Can I get accepted into top tier universities WITHOUT athletics?

Consider this - Princeton has an 88% 4-year graduation rate, and 96.8% 6-year rate. Do you honestly think they’re in the business of accepting sub-par students because they play a sport? Many Ivy League teams are Division 1, but there’s a reason you won’t see them winning many national titles. Their student-athletes are students first and foremost, not athletes they brought in to help maintain their image as athletic powerhouses. Being a top athlete gives you an advantage over other qualified applicants, but you do have to be at least marginally qualified. They won’t accept you if they don’t think you can succeed - that would be worse for their reputation than any value you might bring as an athlete.

ALL Ivy league teams are Division 1. It’s a division 1 league/conference.

Some Ivy teams are ranked in the top 10 of Division 1 in that sport.
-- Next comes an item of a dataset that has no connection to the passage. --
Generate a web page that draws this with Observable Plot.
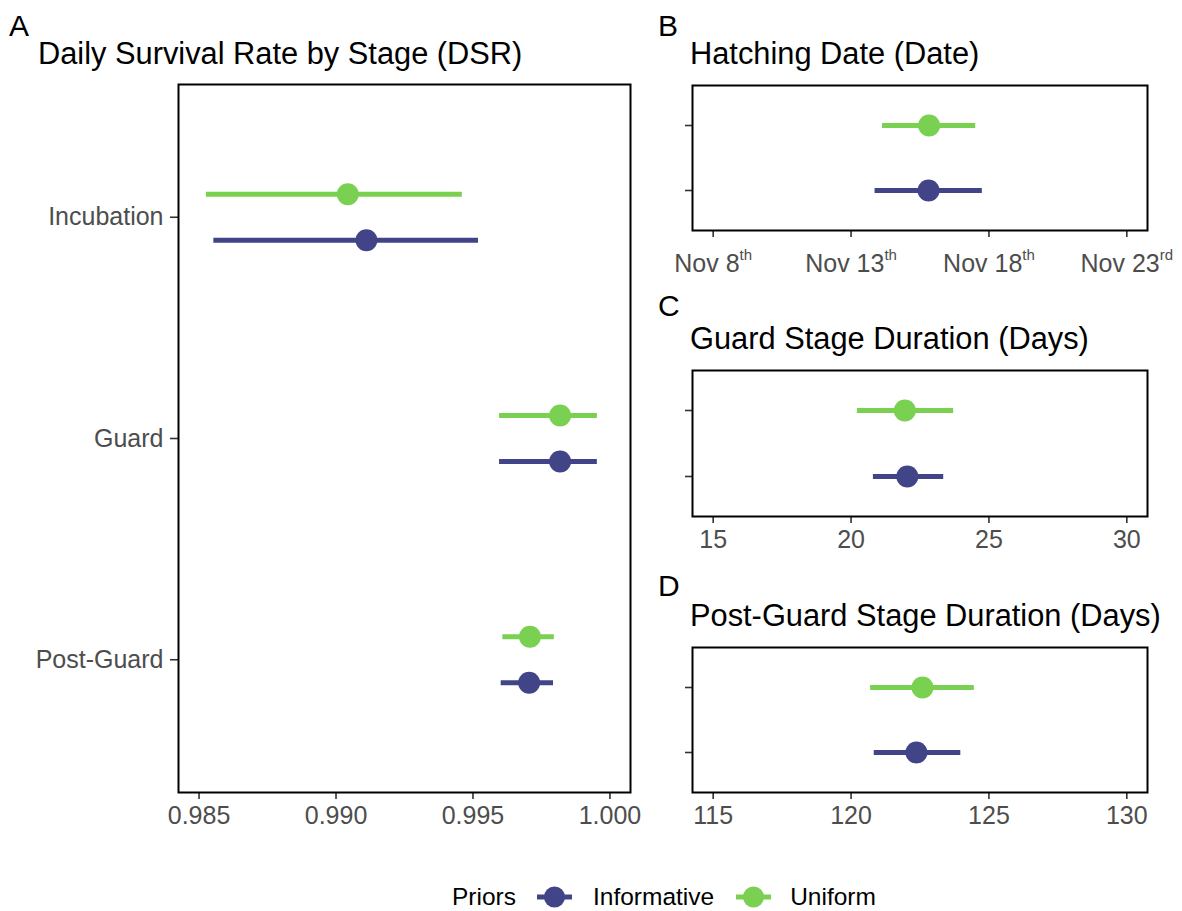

Not every year, but many years. Lacrosse, crew, hockey, fencing.

You have to be much more than marginally qualified both academically and athletically to get into and play for an Ivy. And the Ivy teams find hundreds of student athletes every year to fill their slots. They are not unicorns, just smart and athletic.

Yes, you are likely( I don’t know all about you) only getting into Princeton because you are a top athlete. Kids with perfect ACT’s (and I mean 36’s in all subjects, and 12’s on essays), perfect GPA’s and all sorts of course rigor/EC’s are routinely rejected.

Look, the reality is that none of the Ivys are schools which just chase stats. Over centuries, those schools have developed in a certain way and have decided to seek certain qualities in the students they admit. Some of the things they happen to value in their student body manifests in athletic ability. Specifically, schools like Princeton have made a conscious decision that they prefer to admit a certain number of kids who have shown an ability to handle rigorous academic work while at the same time showing the discipline and hard work necessary to succeed on a physical level over kids who spend all of their time taking ACT practice tests and doing extra credit to make sure they keep a 4.0. Schools like Princeton value things like dependability, teamwork, delayed gratification, striving towards a goal, etc. Somehow they have developed the opinion that theses types of traits often correlate to success in life as well as in sports. Weird, isn’t it?

Your academic stats are by any measure exemplary. If you choose to attend Princeton, you will find yourself around quite a few very bright, very driven people. Many if not most of your classmates will be, like you appear to be, committed both to their academics and other things, be that sports, programming, chess, music, beekeeping (to use the examples from my son’s freshman year suite) or whatever. Do not let the fact that your stats are not “perfect” dissuade you.